LLaMA: Open and Efficient Foundation Language Models

Recently, the trend of novel language models is that they are becomming larger and larger. The main idea behind this trend is that, probabely, by increasing the number of parameters of a language model, it can have a better performance. In other words, the prevalent idea is that, the larger the model, the better the performance.

However, a paper, published in 2022, tried to challange this idea. They hypothesised that it is not only the size of the language models which make their quality better. There is another very important aspect: the size of the training data. This hypothesis, which is also known as the Hoffmann’s Scaling Law, has been the foundation of one of the recenly-proposed language models, named Chinchilla. Chinchilla has only 70B parameter (compared to GPT-3 with about 175B parameter) and can still get comparable performance to GPT-3.

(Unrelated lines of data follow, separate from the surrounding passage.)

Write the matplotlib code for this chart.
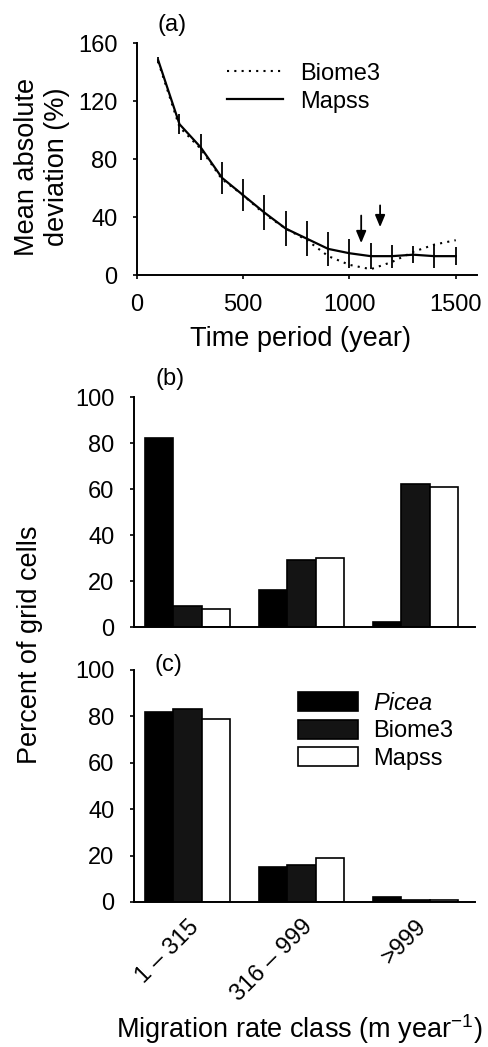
import numpy as np
import matplotlib
matplotlib.use("Agg")
import matplotlib.pyplot as plt

plt.rcParams['font.family'] = ['Liberation Sans', 'DejaVu Sans']
plt.rcParams['mathtext.default'] = 'regular'

# ---- data (a)
years = [100, 200, 300, 400, 500, 600, 700, 800, 900, 1000, 1100, 1200, 1300, 1400, 1500]
mapss_dev = [148, 104, 88, 67, 55, 43, 32, 25, 18, 15, 13, 13, 14, 13, 13]
biome3_dev = [147, 102, 87, 66, 55, 42, 32, 24, 13, 7, 4, 9, 16, 21, 24]
mapss_err = [2, 7, 9, 11, 11, 12, 12, 12, 12, 10, 9, 8, 6, 8, 6]
arrow_years = [1055, 1144]
arrow_tips = [22, 33]
arrow_tails = [41, 48]

# ---- data (b), (c)
classes = ['1 – 315', '316 – 999', '>999']
series = ['Picea', 'Biome3', 'Mapss']
b_picea = [82, 16, 2]
b_biome3 = [9, 29, 62]
b_mapss = [8, 30, 61]
c_picea = [82, 15, 2]
c_biome3 = [83, 16, 1]
c_mapss = [79, 19, 1]

tfs = 17    # tick / legend / panel-label size
lfs = 19.5  # axis label size
fig = plt.figure(figsize=(4.89, 10.47), dpi=100)
W, H = 489, 1047

def px_axes(l, r, t, b):
    return fig.add_axes([l / W, 1 - b / H, (r - l) / W, (b - t) / H])

def style(ax):
    for s in ['top', 'right']:
        ax.spines[s].set_visible(False)
    for s in ['left', 'bottom']:
        ax.spines[s].set_linewidth(1.4)
    ax.tick_params(direction='out', length=3, width=1.2, labelsize=tfs, pad=11)

# ---- panel (a)
axa = px_axes(137, 477, 43, 275)
style(axa)
axa.plot(years, biome3_dev, linestyle=(0, (1, 2.5)), color='black', lw=1.5)
axa.errorbar(years, mapss_dev, yerr=mapss_err, color='black', lw=1.6,
             elinewidth=1.3, capsize=0)
for xv, yt, y0 in zip(arrow_years, arrow_tips, arrow_tails):
    axa.annotate('', xy=(xv, yt), xytext=(xv, y0),
                 arrowprops=dict(arrowstyle='-|>,head_length=0.6,head_width=0.25',
                                 color='black', lw=1.3,
                                 mutation_scale=12, shrinkA=0, shrinkB=0))
axa.set_xlim(0, 1600)
axa.set_ylim(0, 160)
axa.set_xticks([0, 500, 1000, 1500])
axa.set_yticks([0, 40, 80, 120, 160])
axa.legend([plt.Line2D([], [], ls=(0, (1, 2.5)), color='black', lw=1.5),
            plt.Line2D([], [], ls='-', color='black', lw=1.6)],
           ['Biome3', 'Mapss'], loc='upper left', bbox_to_anchor=(0.265, 0.915),
           frameon=False, fontsize=tfs, handlelength=2.37, handletextpad=0.72,
           borderaxespad=0, borderpad=0, labelspacing=0.25)
fig.text(172 / W, 1 - 25 / H, '(a)', fontsize=tfs, ha='center', va='center')
fig.text(301 / W, 1 - 339 / H, 'Time period (year)', fontsize=lfs, ha='center', va='center')
fig.text(42 / W, 1 - 167 / H, 'Mean absolute\ndeviation (%)', fontsize=lfs,
         ha='center', va='center', rotation=90, linespacing=1.2)

# ---- bar panels
colors = ['#000000', '#141414', '#ffffff']
x = np.arange(len(classes))
w = 0.25

def bars(ax, vals):
    for i, (v, c, name) in enumerate(zip(vals, colors, series)):
        ax.bar(x + (i - 1) * w, v, w, color=c, edgecolor='black', linewidth=1.2,
               label=name)
    ax.set_xlim(-0.47, 2.52)
    ax.set_ylim(0, 100)
    ax.set_yticks([0, 20, 40, 60, 80, 100])

axb = px_axes(134, 475, 397, 627)
style(axb)
bars(axb, [b_picea, b_biome3, b_mapss])
axb.set_xticks(x)
axb.tick_params(axis='x', length=0, labelbottom=False)
fig.text(170 / W, 1 - 379 / H, '(b)', fontsize=tfs, ha='center', va='center')

axc = px_axes(134, 475, 670, 902)
style(axc)
bars(axc, [c_picea, c_biome3, c_mapss])
axc.set_xticks(x)
axc.set_xticklabels(classes, rotation=45, ha='right', rotation_mode='anchor')
axc.tick_params(axis='x', length=0, pad=10)
leg = axc.legend(loc='upper left', bbox_to_anchor=(0.481, 0.905), frameon=False,
                 fontsize=tfs, handlelength=2.55, handleheight=0.85,
                 handletextpad=0.62, borderaxespad=0, borderpad=0, labelspacing=0.2)
leg.get_texts()[0].set_fontstyle('italic')
fig.text(168 / W, 1 - 665 / H, '(c)', fontsize=tfs, ha='center', va='center')

fig.text(30 / W, 1 - 645 / H, 'Percent of grid cells', fontsize=lfs,
         ha='center', va='center', rotation=90)
fig.text(299 / W, 1 - 1029 / H, 'Migration rate class (m year$^{-1}$)', fontsize=lfs,
         ha='center', va='center')

fig.savefig('out.png', dpi=100)
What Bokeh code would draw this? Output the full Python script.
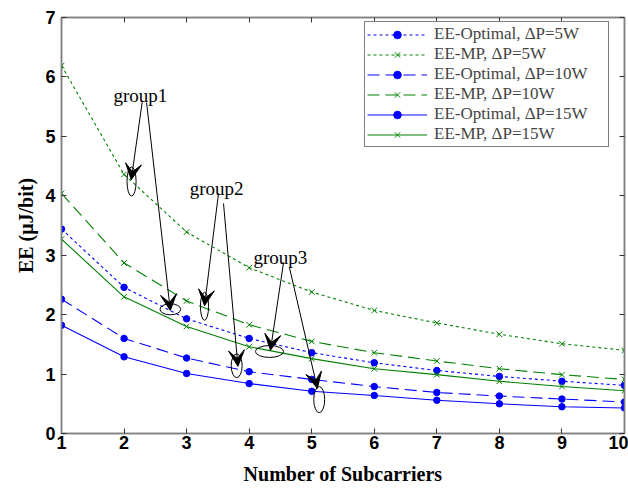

LLaMa is another novel language model which uses the Hoffmann’s scaling law as its foundation. It has several variants, each of which with different number of parameter–ranging from 7B to 65B parameter. Although the size of the model is significantly smaller than GPT-3, it has comparable results to GPT-3 for most downstream task; and even for some of the downstream tasks, it can outperform GPT-3.

Now, to investigate the specific charactristics of LLaMa, we look at its three aspects:

  1. Training Datasets
  2. Architecture
  3. Performance

Training Datasets

As mentioned previously, LLaMa is supposed to have between 7B and 65B parameters. To this end, according to the Hoffmann’s scaling law, the training dataset consist of 14 Trillion tokens. To collect this 14 Trillion tokens, the following datasets are used:

  • English CommonCrawl [67%]: Public crawled web pages from 2017 to 2020
  • C4 [15%]: Preprocessed CommonCrawl!
  • Github [4.5%]
  • Wikipedia [4.5%]: Covering 20 languages from June 2022 to August 2022
  • Gutenberg and Books3 [4.5%]: Two book corpora from public domain
  • ArXiv [2.5%]
  • Stack Exchange [2%]: From 28 topics

Architecture

LLaMa is a transformer-based model. However, instead of using the main transformer building block as it is, they apply several minor changes to it. These changes are mainly for reducing the training time. The changes are as follows:

  • Pre-normalization instead of post-normalization
  • Activation function from ReLU to SwiGLU
  • Positional encoding from absolute to Rotary

The following image represents how the architecture looks like after applying the above changes. The image on the left shows the usual transformer building block and the one on the right illustrates the building block after applying the changes.

Candidate Generation Approaches

Performance

They have evaluated LLaMa on different tasks and compared it with the two of the recent extremely large language models. The results are as the following:

  • Common Sense Reading
    • Evaluated in zero-shot setting.
    • LLaMa (65B) outperforms Chinchilla (70B).
    • LLaMa (65B) outperforms PaLM (540B) and GPT-3 (175B) on most datasets.
  • Closed-book Question Answering
    • Evaluated in zero-shot and few-shot settings.
    • LLaMa (13B) is competitive with GPT-3 (175B) and Chinchilla (70B).
    • LLaMa (65B) outperforms PaLM (540B), GPT-3 (175B), and Chinchilla (70B).
  • Reading Comprehension
    • Evaluated in zero-shot setting.
    • LLaMa (65B) is competitive with PaLM (540B).
    • LLaMa (13B) outperforms GPT-3 (175B).
  • Mathematical Reasoning
    • LLaMa (65B) outperforms PaLM (540B).